Unter dem gleichen Namen «Bethlehem Mission Immensee» bildete sich gleichentags ein Verein, der eine von der Missionsgesellschaft Bethlehem juristisch, administrativ und finanziell unabhängige und eigenständige Nicht-Regierungsorganisation (NGO) ist. Im Sommer 2013 verlegte er seinen Sitz ins RomeroHaus in Luzern, das er von der SMB käuflich erwarb.

Die BMI arbeitet über Comundo eng mit den Entwicklungshilfswerken zusammen. Heute existieren beide Organisationen – die SMB und die BMI – nebeneinander und arbeiten für die gemeinsame Vision einer besseren, gerechteren Welt – jede auf ihre spezifische Weise. Der Generalobere der SMB, der Präsident des Vereins Missionshaus Bethlehem, der Präsident des Vereins Comundo und die Geschäftsleiterin von Comundo treffen sich zu regelmässigen Gesprächen.

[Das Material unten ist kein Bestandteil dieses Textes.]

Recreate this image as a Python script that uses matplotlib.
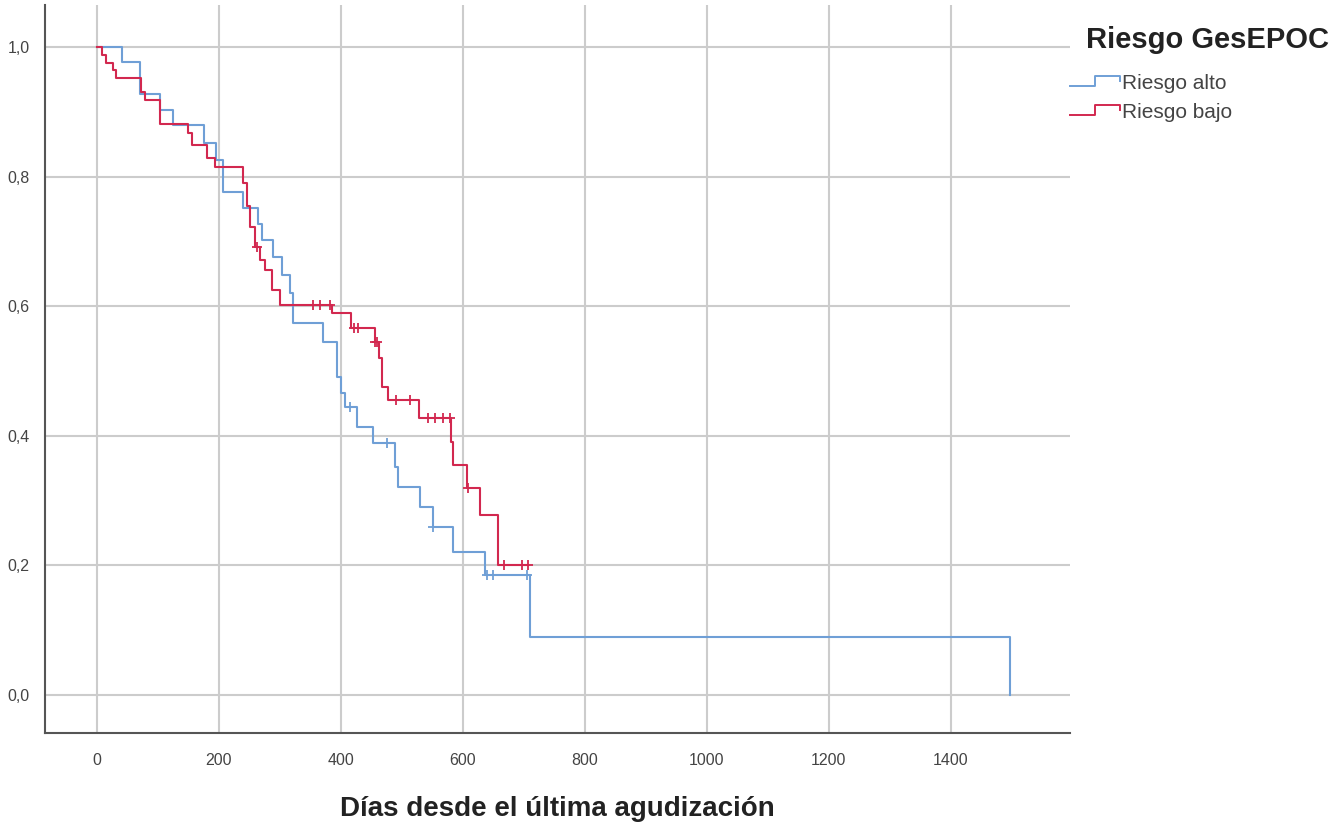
import numpy as np
import matplotlib
matplotlib.use("Agg")
import matplotlib.pyplot as plt
from matplotlib.lines import Line2D
from matplotlib.legend_handler import HandlerBase
from matplotlib.ticker import FuncFormatter

plt.rcParams['font.family'] = ['Liberation Sans', 'DejaVu Sans']

# Kaplan-Meier steps (days, survival after step)
alto_t = [0, 41, 70, 103, 124, 175, 196, 207, 240, 264, 270, 289, 303, 316, 322,
          370, 393, 400, 406, 426, 453, 489, 494, 530, 551, 584, 636, 710, 1497]
alto_s = [1.0, 0.977, 0.928, 0.903, 0.880, 0.852, 0.826, 0.777, 0.751, 0.727, 0.702,
          0.676, 0.648, 0.620, 0.574, 0.545, 0.491, 0.466, 0.445, 0.414, 0.389, 0.352,
          0.321, 0.290, 0.260, 0.221, 0.185, 0.090, 0.0]
alto_cens_t = [415, 475, 551, 639, 649, 705]
alto_cens_s = [0.445, 0.389, 0.260, 0.185, 0.185, 0.185]

bajo_t = [0, 8, 15, 27, 31, 72, 79, 103, 150, 156, 180, 194, 240, 246, 251, 260,
          268, 276, 287, 301, 385, 417, 456, 463, 468, 477, 528, 580, 584, 606,
          628, 657, 707]
bajo_s = [1.0, 0.988, 0.976, 0.964, 0.952, 0.930, 0.918, 0.882, 0.867, 0.849, 0.829,
          0.815, 0.790, 0.754, 0.723, 0.692, 0.671, 0.656, 0.625, 0.602, 0.589, 0.566,
          0.545, 0.520, 0.476, 0.455, 0.427, 0.391, 0.355, 0.319, 0.278, 0.200, 0.200]
bajo_cens_t = [262, 354, 366, 382, 421, 428, 456, 460, 491, 513, 543, 554, 567, 579,
               609, 667, 697, 707]
bajo_cens_s = [0.692, 0.602, 0.602, 0.602, 0.566, 0.566, 0.545, 0.545, 0.455, 0.455,
               0.427, 0.427, 0.427, 0.427, 0.319, 0.200, 0.200, 0.200]

groups = ['Riesgo alto', 'Riesgo bajo']
colors = ['#6f9fd6', '#d2284f']

xticks = [0, 200, 400, 600, 800, 1000, 1200, 1400]
yticks = [0.0, 0.2, 0.4, 0.6, 0.8, 1.0]


class StepHandler(HandlerBase):
    # little step icon like the SPSS legend
    def create_artists(self, legend, orig_handle, xdescent, ydescent,
                       width, height, fontsize, trans):
        xs = np.array([0.0, 0.5, 0.5, 1.0, 1.0]) * width - xdescent
        ys = np.array([0.2, 0.2, 0.9, 0.9, 0.55]) * height - ydescent
        ln = Line2D(xs, ys, color=orig_handle.get_color(), lw=1.4)
        ln.set_transform(trans)
        return [ln]


fig = plt.figure(figsize=(13.44, 8.23), dpi=100)
ax = fig.add_axes([0.0335, 0.109, 0.7625, 0.885])

for sp in ['top', 'right']:
    ax.spines[sp].set_visible(False)
for sp in ['left', 'bottom']:
    ax.spines[sp].set_color('#555555')
    ax.spines[sp].set_linewidth(1.5)

ax.grid(True, color='#cccccc', lw=1.5)
ax.set_axisbelow(True)

handles = []
for t, s, ct, cs, c, lab in [(alto_t, alto_s, alto_cens_t, alto_cens_s, colors[0], groups[0]),
                             (bajo_t, bajo_s, bajo_cens_t, bajo_cens_s, colors[1], groups[1])]:
    h, = ax.step(t, s, where='post', color=c, lw=1.5, label=lab)
    ax.plot(ct, cs, ls='none', marker='+', ms=6.5, mew=1.3, color=c)
    handles.append(h)

ax.set_xlim(-85, 1595)
ax.set_ylim(-0.059, 1.065)
ax.set_xticks(xticks)
ax.set_yticks(yticks)
ax.yaxis.set_major_formatter(FuncFormatter(lambda v, p: ('%.1f' % v).replace('.', ',')))
ax.tick_params(length=0, labelsize=11.5, labelcolor='#444444')
ax.tick_params(axis='x', pad=14)
ax.tick_params(axis='y', pad=11)

ax.set_xlabel('Días desde el última agudización', fontsize=20, fontweight='bold',
              color='#222222', labelpad=20)

fig.text(1086 / 1344, 1 - 40 / 823, 'Riesgo GesEPOC', fontsize=21, fontweight='bold',
         color='#222222', ha='left', va='center')
fig.legend(handles, groups, loc='upper left', bbox_to_anchor=(1060 / 1344, 1 - 64 / 823),
           frameon=False, fontsize=15, labelcolor='#444444', handlelength=2.4,
           handletextpad=0.1, labelspacing=0.45, borderpad=0,
           handler_map={Line2D: StepHandler()})

fig.savefig('out.png', dpi=100, facecolor='white')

Die SMB wird 100 Jahre alt

Mit der Fertigstellung der ersten Etappe von Wohnen im Bethlehem und dem anstehenden runden Geburtstag verpasst sich die Missionsgesellschaft Ende 2019 ein neues Erscheinungsbild und einen neuen Namen: Im Bethlehem. Das aus vier Herzen bestehende Symbol steht für das vielfältige Wirken und Schaffen der Missionsgesellschaft:

Die Herzform bildet die Basis des neuen Logos der Missionsgesellschaft Bethlehem.
Vier solcher Herzen schieben sich ineinander ...
... und bilden das Logo der SMB.
  • Ein Herz bezeichnet die SMB, die mit dem Namen «Bethlehem» für die Menschwerdung Jesu im Sinne von Mitmensch-sein steht.
  • Ein Herz steht für die Missionsgesellschaft, die sich in den Dienst der Armen, Benachteiligten und Ausgeschlossenen stellt.
  • Ein Herz versinnbildlicht den achtungsvollen Austausch und die respektvolle Zusammenarbeit mit Menschen anderer Kulturen und Religionen.
  • Ein Herz steht für die entstehende Wohnsiedlung in Immensee und deren Ausstrahlung auf das nähere und weitere Umfeld.

Ende Mai 2021 jährt sich die Verleihung des päpstlichen Dekrets zum 100. Mal. Die dreitägigen Feierlichkeiten wurden infolge der Coronapandemie um ein Jahr auf das Wochenende vom 6. bis 8. Mai 2022 verschoben.